About 3-1/2 years ago my intro-to-blogging opus was a day-by-day recount of my vision quest in the city. Halfway to another transcendental outing I will break my trip down to categories this time. Or at least one or two categories. File this under Fine Art.
In my copious planning, ie what to eat each day, I thought I might go over to the Whitney Museum for the Biennial Exhibit – I think it only happens every two years – otherwise it would be bi-annual.
But that day was raining and I had to ” Stay up for hours in the Chelsea Hotel, Writin’ “Sad-Eyed Lady of the Lowlands for you.” Then catch the path train to Jersey to listen to a house painter tell me why not to go into business with your dad.
This change of plans might have been partly to do by a 4-page insert I pulled from a paper in the airport. One of my quirks it to read discarded newspapers if I am waiting for a plane, a great score is the New York Times.
It seems my old friend Gigi’s dad’s Levi’s store from Berkley (something called “The Gap”) was having a tie in with the aforementioned biennial. Artists from the exhibit, including A-listers like Jeff Koons and Chuck Close, had designed shirts to coincide with the exhibition.
It was cool enough that I had to snag the ad, but then I got thinking.
Andy Warhol would say like me. “Save the $15 and cab fare and just go to the Gap and buy a T-shirt.” So I tried to.
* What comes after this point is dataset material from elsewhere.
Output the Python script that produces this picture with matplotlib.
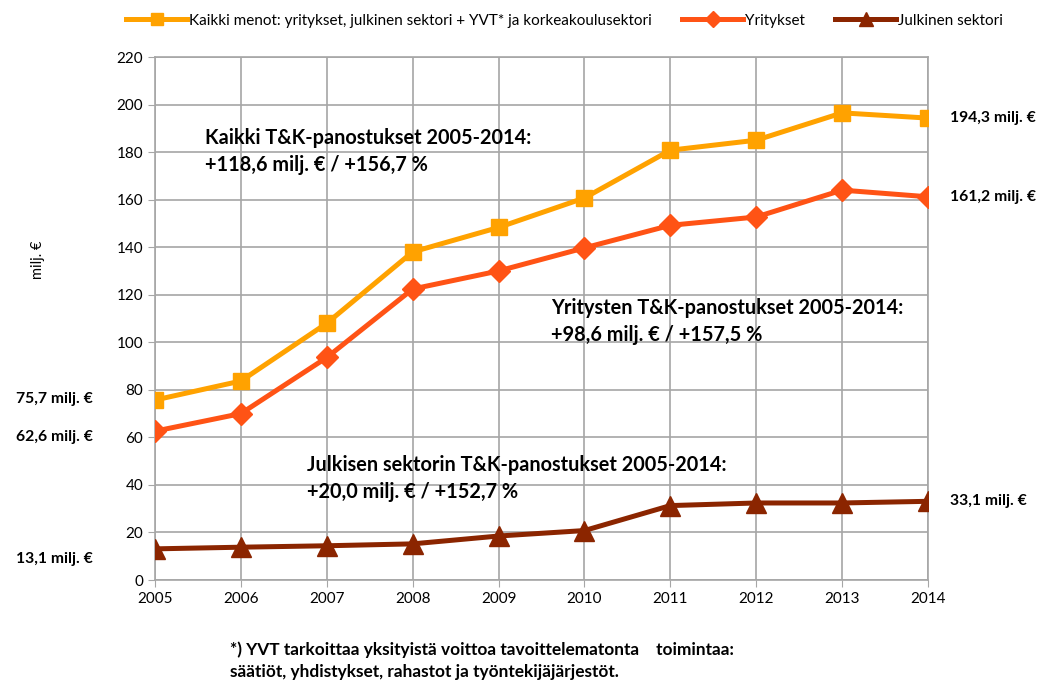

However I’m pretty picky about the shirts I wear and their was nothing that was just right. Though Europeans were quickly buying them up – I’m not sure if they fully understood the novelty of the offering.
I decided that I liked the one that Kenny Scharf did. It was the most akin to a good shirt design. Different than his other work but the one most cognisent of fashion. What you might hang on your wall is not neccessarily what you want to wear. Scharf was a big name to anyone who knows the 80s New York art scene, A leading pop artist and colleague of the late Keith Haring.
But they only had his shirt in a women’s cut, so I was disappointed, but still glad I made it to the Whitney er Gap. I snapped the picture above.
A couple days later as I went down to the street to get a beer. As I exited the Chelsea I looked over . . . I said that’s got to be him . . . Kenny Scharf. Now this is interesting because a few days earlier I was walking up from St. Mark’s place and similarly met the gaze of Rik Okasek, leader of the 80s wunderband The Cars.
It’s like how many people in the world look like Rik Okasek (or Steve Jerman,) but you really don’t know unless you are in the beer line at a bluegrass festival or can you turn to the guy next to you and he says “Yeah, he lives in the neighborhood”. Damn and I had a really cool Candy-O Journal.
And I had seen Sharf in a documentary or too, I thought, but it was the poster I remembered. So I did the same thing I did when I gave my first T-shirt to Phil Lesh. Went up to the room grabbed him a journal. I then looked at my digital camera and returned to the lobby. I felt I was right.
When I showed this tall guy the shot he smiled charmingly, “Yeah that’s me” He accepted the journal, which was one of five I had with me, a spot perfect Captain Fantastic and the Brown Dirty Cowboy; an classic Elton John cover that emulates if not pre-dates Scharf’s curvy creatures. He seemed to love it.
I guess the lesson is why go to Whitney, or the Gap. Just go to the Chelsea Hotel, or walk the streets of New York. You will see the best artist’s in the world, at work, in the flesh.
Art is a process not a product. (The offer at the Gap was for a limited time only.)